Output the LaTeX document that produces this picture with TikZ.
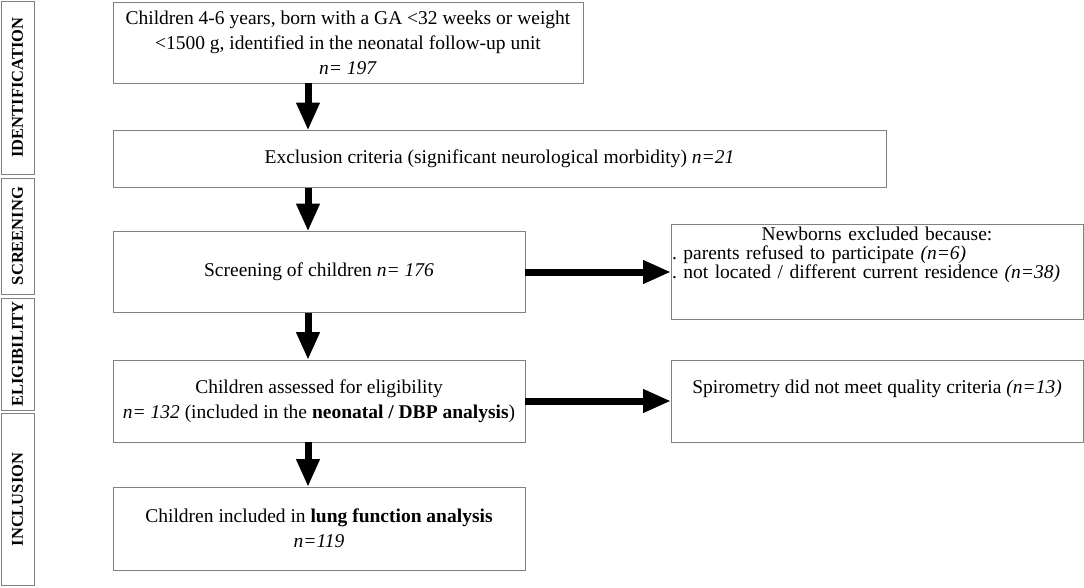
\documentclass[tikz,border=0pt]{standalone}
\usepackage{fontspec}
\setmainfont{Liberation Serif}
\usetikzlibrary{positioning,arrows.meta}

\begin{document}
\begin{tikzpicture}[x=1pt,y=-1pt]
  \definecolor{boxgray}{RGB}{128,128,128}
  \tikzset{
    box/.style={
      draw=boxgray, line width=1pt, inner sep=0pt, outer sep=0pt,
      align=center, font=\fontsize{19.5}{25}\selectfont
    },
    boxtext/.style={
      inner sep=0pt, font=\fontsize{19.5}{19}\selectfont\frenchspacing
    },
    phase/.style={
      draw=boxgray, line width=1pt, rotate=90, inner sep=0pt, outer sep=0pt,
      minimum height=33pt, font=\fontsize{16.5}{18}\selectfont\bfseries
    },
    flow/.style={
      -{Triangle[length=28pt,width=22pt]}, line width=7pt, draw=black
    }
  }
  \useasboundingbox (0,0) rectangle (1084,587);

  % ======= phases (left column) =======
  \node[phase, minimum width=173pt] (pId)   at (17.5, 87.5) {IDENTIFICATION};
  \node[phase, minimum width=116pt] (pScr)  at (17.5,236.0) {SCREENING};
  \node[phase, minimum width=112pt] (pElig) at (17.5,354.0) {ELIGIBILITY};
  \node[phase, minimum width=172pt] (pIncl) at (17.5,499.5) {INCLUSION};

  % ======= main flow =======
  \node[box, minimum width=470pt, minimum height=81pt] (bId) at (348,42.5)
    {Children 4-6 years, born with a GA <32 weeks or weight\\
     <1500 g, identified in the neonatal follow-up unit\\
     \textit{n= 197}};
  \node[box, minimum width=773pt, minimum height=57pt] (bExc) at (499.5,159)
    {Exclusion criteria (significant neurological morbidity) \textit{n=21}};
  \node[box, minimum width=412pt, minimum height=81pt] (bScr) at (319,272)
    {Screening of children \textit{n= 176}};
  \node[box, minimum width=412pt, minimum height=82pt] (bElig) at (319,401)
    {Children assessed for eligibility\\
     \textit{n= 132} (included in the \textbf{neonatal / DBP analysis})};
  \node[box, minimum width=412pt, minimum height=83pt] (bIncl) at (319,528.5)
    {Children included in \textbf{lung function analysis}\\
     \textit{n=119}};

  % ======= exclusions (right column) =======
  \node[box, minimum width=412pt, minimum height=95pt] (xNew) at (877,271.5) {};
  \node[boxtext, text width=410pt, below=3pt of xNew.north] (tNew)
    {{\centering Newborns excluded because:\par}
     \raggedright
     . parents refused to participate \textit{(n=6)}\\
     . not located / different current residence \textit{(n=38)}};
  \node[box, minimum width=412pt, minimum height=82pt] (xSpi) at (877,401) {};
  \node[boxtext, below=20pt of xSpi.north] (tSpi)
    {Spirometry did not meet quality criteria \textit{(n=13)}};

  % ======= arrows =======
  \coordinate (ax) at (308,0);
  \draw[flow] (bId.south -| ax)   -- (bExc.north -| ax);
  \draw[flow] (bExc.south -| ax)  -- (bScr.north -| ax);
  \draw[flow] (bScr.south -| ax)  -- (bElig.north -| ax);
  \draw[flow] (bElig.south -| ax) -- (bIncl.north -| ax);
  \draw[flow] (bScr.east)  -- (xNew.west |- bScr.east);
  \draw[flow] (bElig.east) -- (xSpi.west |- bElig.east);
\end{tikzpicture}
\end{document}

▬▬▬

Stated task: From the material above, copy everything exactly but the pictures.

Solution:
Output the LaTeX document that produces this picture with TikZ.
\documentclass[tikz,border=0pt]{standalone}
\usepackage{fontspec}
\setmainfont{Liberation Serif}
\usetikzlibrary{positioning,arrows.meta}

\begin{document}
\begin{tikzpicture}[x=1pt,y=-1pt]
  \definecolor{boxgray}{RGB}{128,128,128}
  \tikzset{
    box/.style={
      draw=boxgray, line width=1pt, inner sep=0pt, outer sep=0pt,
      align=center, font=\fontsize{19.5}{25}\selectfont
    },
    boxtext/.style={
      inner sep=0pt, font=\fontsize{19.5}{19}\selectfont\frenchspacing
    },
    phase/.style={
      draw=boxgray, line width=1pt, rotate=90, inner sep=0pt, outer sep=0pt,
      minimum height=33pt, font=\fontsize{16.5}{18}\selectfont\bfseries
    },
    flow/.style={
      -{Triangle[length=28pt,width=22pt]}, line width=7pt, draw=black
    }
  }
  \useasboundingbox (0,0) rectangle (1084,587);

  % ======= phases (left column) =======
  \node[phase, minimum width=173pt] (pId)   at (17.5, 87.5) {IDENTIFICATION};
  \node[phase, minimum width=116pt] (pScr)  at (17.5,236.0) {SCREENING};
  \node[phase, minimum width=112pt] (pElig) at (17.5,354.0) {ELIGIBILITY};
  \node[phase, minimum width=172pt] (pIncl) at (17.5,499.5) {INCLUSION};

  % ======= main flow =======
  \node[box, minimum width=470pt, minimum height=81pt] (bId) at (348,42.5)
    {Children 4-6 years, born with a GA <32 weeks or weight\\
     <1500 g, identified in the neonatal follow-up unit\\
     \textit{n= 197}};
  \node[box, minimum width=773pt, minimum height=57pt] (bExc) at (499.5,159)
    {Exclusion criteria (significant neurological morbidity) \textit{n=21}};
  \node[box, minimum width=412pt, minimum height=81pt] (bScr) at (319,272)
    {Screening of children \textit{n= 176}};
  \node[box, minimum width=412pt, minimum height=82pt] (bElig) at (319,401)
    {Children assessed for eligibility\\
     \textit{n= 132} (included in the \textbf{neonatal / DBP analysis})};
  \node[box, minimum width=412pt, minimum height=83pt] (bIncl) at (319,528.5)
    {Children included in \textbf{lung function analysis}\\
     \textit{n=119}};

  % ======= exclusions (right column) =======
  \node[box, minimum width=412pt, minimum height=95pt] (xNew) at (877,271.5) {};
  \node[boxtext, text width=410pt, below=3pt of xNew.north] (tNew)
    {{\centering Newborns excluded because:\par}
     \raggedright
     . parents refused to participate \textit{(n=6)}\\
     . not located / different current residence \textit{(n=38)}};
  \node[box, minimum width=412pt, minimum height=82pt] (xSpi) at (877,401) {};
  \node[boxtext, below=20pt of xSpi.north] (tSpi)
    {Spirometry did not meet quality criteria \textit{(n=13)}};

  % ======= arrows =======
  \coordinate (ax) at (308,0);
  \draw[flow] (bId.south -| ax)   -- (bExc.north -| ax);
  \draw[flow] (bExc.south -| ax)  -- (bScr.north -| ax);
  \draw[flow] (bScr.south -| ax)  -- (bElig.north -| ax);
  \draw[flow] (bElig.south -| ax) -- (bIncl.north -| ax);
  \draw[flow] (bScr.east)  -- (xNew.west |- bScr.east);
  \draw[flow] (bElig.east) -- (xSpi.west |- bElig.east);
\end{tikzpicture}
\end{document}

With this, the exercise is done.